Cruise, General Motors’ self-driving car subsidiary, seems to agree with that approach. The company rents Nvidia GPUs on Google’s cloud computing infrastructure because GPUs have more mature AI software and “extreme amounts of flexibility,” said Hussein Mehanna, head of Cruise’s AI work.
“There’s always something new,” and GPUs and GPU software can rapidly be adapted to cope, Mehanna said. “There’s always a new architecture, some new types of layers that we’re adding, merging [AI] models and separating models.”

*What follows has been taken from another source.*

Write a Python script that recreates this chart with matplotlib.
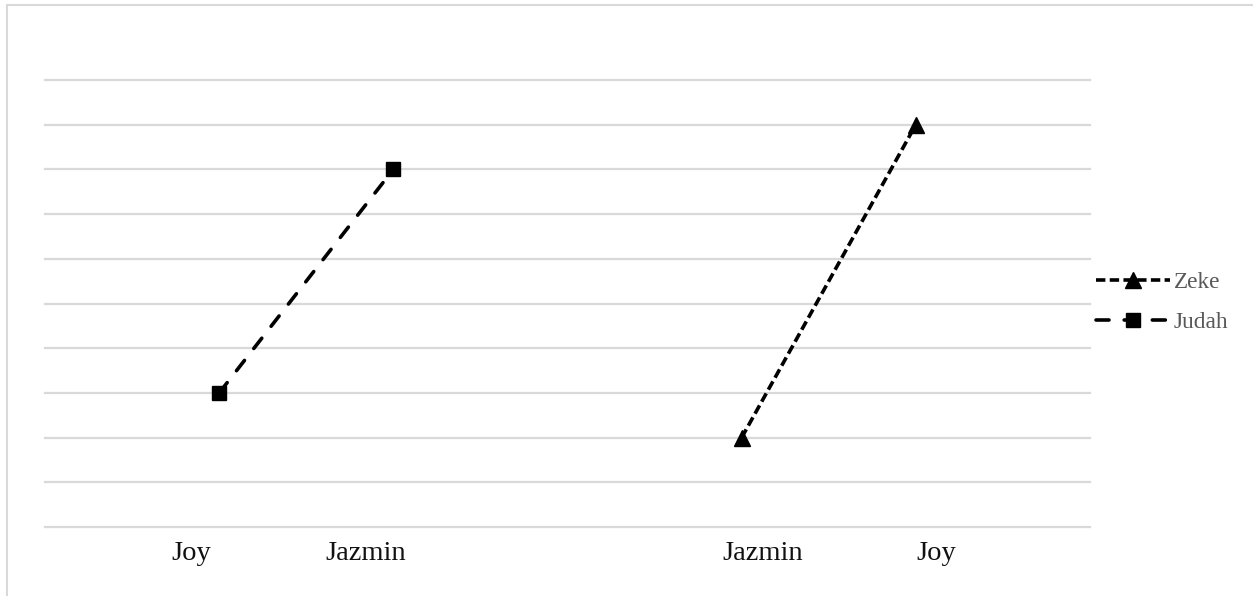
import matplotlib
matplotlib.use("Agg")
import matplotlib.pyplot as plt
from matplotlib.patches import Rectangle
from matplotlib.lines import Line2D

# Data
judah_x = [1, 2]
judah_y = [3, 8]
zeke_x = [4, 5]
zeke_y = [2, 9]
label_pos = [0.84, 1.84, 4.12, 5.12]
label_text = ["Joy", "Jazmin", "Jazmin", "Joy"]
series_names = ["Zeke", "Judah"]

plt.rcParams['font.family'] = ['Liberation Serif', 'DejaVu Serif']

W, H = 1253, 596
fig = plt.figure(figsize=(W / 100, H / 100), dpi=100)

# outer chart border
fig.patches.append(Rectangle((7 / W, -0.05), 1.2, 1 - 5 / H + 0.05, transform=fig.transFigure,
                             fill=False, edgecolor='#d9d9d9', lw=1.5, zorder=0))

left, right = 45 / W, 1090 / W
bottom, top = 1 - 527 / H, 1 - 80 / H
ax = fig.add_axes([left, bottom, right - left, top - bottom])
ax.set_xlim(0, 6)
ax.set_ylim(0, 10)
for s in ax.spines.values():
    s.set_visible(False)
ax.set_yticks(range(0, 11))
ax.yaxis.grid(True, color='#d9d9d9', lw=1.6)
for gl in ax.get_ygridlines():
    gl.set_clip_on(False)
ax.set_axisbelow(True)
ax.tick_params(axis='y', length=0, labelleft=False)
ax.set_xticks(label_pos)
ax.set_xticklabels(label_text, fontsize=20.5, color='#111111')
ax.tick_params(axis='x', length=0, pad=10)

lw = 2.6
l_judah, = ax.plot(judah_x, judah_y, color='black', lw=lw, marker='s', ms=10.5,
                   dashes=(3.6, 4.2), dash_capstyle='round', clip_on=False)
l_zeke, = ax.plot(zeke_x, zeke_y, color='black', lw=lw, marker='^', ms=11,
                  dashes=(2.6, 1.2), clip_on=False)

h_zeke = Line2D([], [], color='black', lw=lw, marker='^', ms=11, dashes=(2.6, 1.2))
h_judah = Line2D([], [], color='black', lw=lw, marker='s', ms=10, dashes=(3.6, 4.2),
                 dash_capstyle='round')
leg = fig.legend([h_zeke, h_judah], series_names, loc='center left',
                 bbox_to_anchor=(1091 / W, 1 - 302.5 / H), frameon=False,
                 fontsize=16.8, handlelength=3.2, handletextpad=0.15,
                 labelspacing=0.8, borderaxespad=0, borderpad=0.2)
for t in leg.get_texts():
    t.set_color('#595959')

fig.savefig('out.png', dpi=100)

Plenty of startups, including Graphcore, SambaNova Systems, Tenstorrent and Cerebras, are, like Intel, working on more specialized processors to accelerate AI. In the view of Cerebras Chief Executive Andrew Feldman, GPUs were better than CPUs for AI, but now it’s apparent their graphics origins are holding them back, and AI accelerators will prevail.
With AI accelerators now on the market to challenge the GPU approach, “the battle will be over the next five years,” Feldman said.
Intel’s two-pronged approach
Intel is betting both on AI-specific accelerators and flexible GPUs. Its Ponte Vecchio GPU is an enormously complicated processor that powers the Argonne National Laboratory’s Aurora supercomputer, which is expected to be powered up this year. In 2023, Intel will sell Ponte Vecchio to the broader market and develop successor chips that are cheaper and made in larger quantities, says Raja Koduri, who worked on GPUs at two Intel chip rivals, AMD and Apple, before joining Intel in 2017.
Koduri also leads the new Arc line of conventional GPUs that accelerate video games in Intel PCs. The first of those products, code-named Alchemist, are now shipping, with more powerful products arriving later this year for laptops and gaming PCs. With a road map stretching to 2025, Intel also is working on successors called Battlemage and Celestial.
In other words, Intel is attacking Nvidia on all fronts. “The market is really hungry for a third player” besides Nvidia and AMD, Koduri said.
For AI customers, it’s potentially confusing for Intel to offer both AI accelerators and general-purpose GPUs. Server processor chief Sandra Rivera, who oversees Intel’s AI work, says Intel opted for a wider product range instead of a one-size-fits-all approach. The idea is to meet customers where they are, she said.
Expect Intel to take advantage of its position as a seller of CPUs, GPUs and AI accelerators that can be linked tightly together so customers don’t have to assemble their own collections of IT gear.
“It’s a playbook we’ve run for a long time,” Rivera said. “Innovate and integrate.”